Por Lisandra Paraguassu

BRASÍLIA (Reuters) – O texto do acordo entre Mercosul e União Europeia está sendo avaliado pelos quatro países do bloco sul-americano e pelos europeus, e não há ainda uma decisão sobre se será ou não assinado como foi fechado em 2019, ainda sob a Presidência, no Brasil, de Jair Bolsonaro, mas há o temor de, se houver a decisão de revisão formal, o acordo volte mais uma vez à estaca zero.

“Tudo tem que ser examinado, e é muito complexo, não é um acordo simples. Tem que ser examinado, tem que ser visto, tem que ser avaliado. Isso leva tempo, não se faz da noite para o dia. Se o acordo for julgado positivo, se ele for um acordo que traz vantagem, para os dois lados, idealmente, não tem porque não assinar. Mas se não for, a gente tem que conversar, tem que ver”, disse o ministro das Relações Exteriores, Mauro Vieira, em conversa com jornalistas da imprensa estrangeira.

Em negociação por 21 anos, o anúncio do fechamento do acordo foi feito em junho de 2019, poucos meses depois do início do governo de Jair Bolsonaro. Diplomatas envolvidos por anos nas negociações avaliaram à época, que a decisão foi mais política que comercial, e passou a incluir pontos que até ali eram vistos como difíceis para o Brasil, como a abertura de compras governamentais aos europeus –algo que o presidente Luiz Inácio Lula da Silva já levantou por várias vezes que gostaria de rever.

No entanto, de acordo com uma fonte ouvida pela Reuters, há receio em tentar revisar pontos do texto pelo temor de que se termine por começar a negociação do zero novamente. “Se pedimos a revisão das compras governamentais, os europeus pedem para rever questões de agricultura, e se começa tudo de novo”, disse.

+ Marina Silva defende que em segunda fase, reforma tributária considere mecanismos de baixo carbono

Essa não é a intenção do governo brasileiro. Lula já disse, mais de uma vez, que pretende ver o acordo ratificado em seu mandato.

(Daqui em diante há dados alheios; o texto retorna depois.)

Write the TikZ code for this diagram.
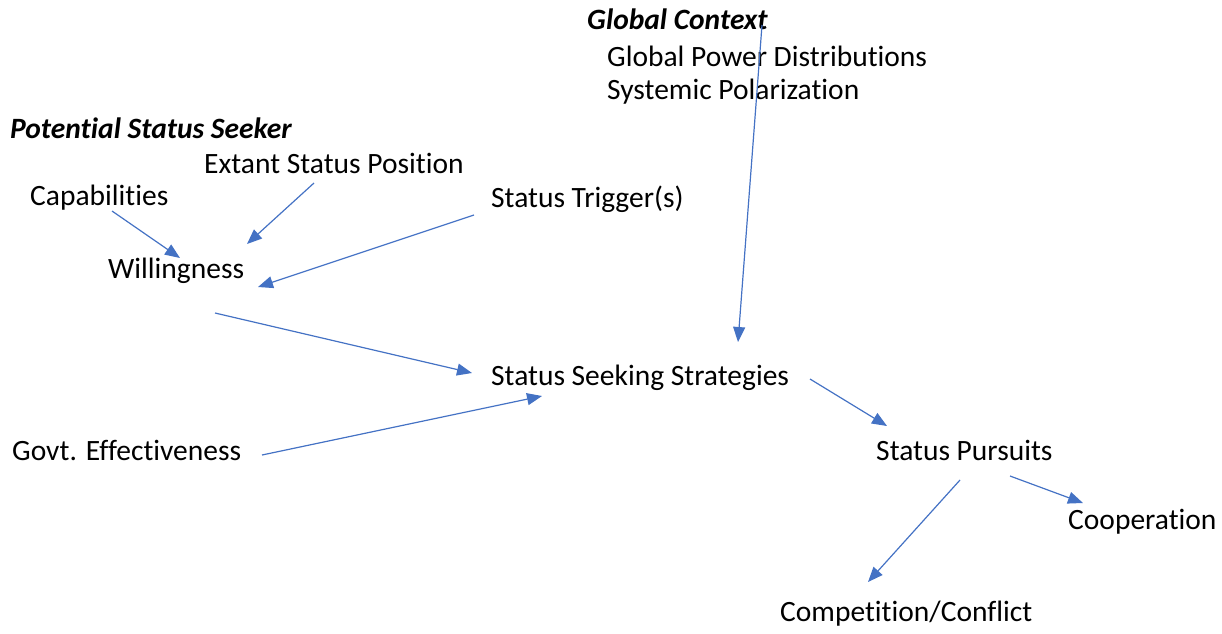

Quase quatro anos depois de acertado, no entanto, a ratificação não avançou, nem no Brasil e na Argentina, nem na maior parte dos países europeus. Frente à política ambiental do governo Bolsonaro, que resultou em um aumento de desmatamento na Amazônia, os europeus passaram a cobrar novas medidas ambientais.

A questão ambiental, inclusive, causou a primeira saia justa entre os negociadores. Na primeira reunião técnica dos negociadores europeus e sul-americanos dessa nova fase, no início de março, em Buenos Aires, os europeus apresentaram uma “side letter”, um documento diplomático tratando da questão ambiental.

Esse tipo de documento, segundo uma fonte diplomática, normalmente é usado para pedir esclarecimentos sobre pontos de um acordo. Mas a UE o usou para fazer exigências de compromisso ambiental para o Brasil.

O conteúdo da carta foi publicada no final de março pelo site Político europeu, e as exigências foram confirmadas à Reuters pela mesma fonte diplomática. Seu ponto principal é a exigência de um compromisso do Brasil de não reduzir as chamadas Contribuições Nacionalmente Determinadas acordadas pelo Brasil no Acordo de Paris sobre Mudanças Climáticas, e nem a meta de reduzir o desmatamento pela metade até 2025.

O conteúdo –e o posterior vazamento do documento – que os dois lados atribuem ao outro– não pegou bem no Itamaraty. O incômodo foi de que, além de usarem para as cobranças um instrumento diplomático que não era para isso, os europeus fizeram exigências no mesmo tom em que o governo de Jair Bolsonaro era tratado.

“Não é o mesmo governo, eles sabem disso. É um governo que já fez compromissos públicos contra o desmatamento e está agindo”, disse a fonte.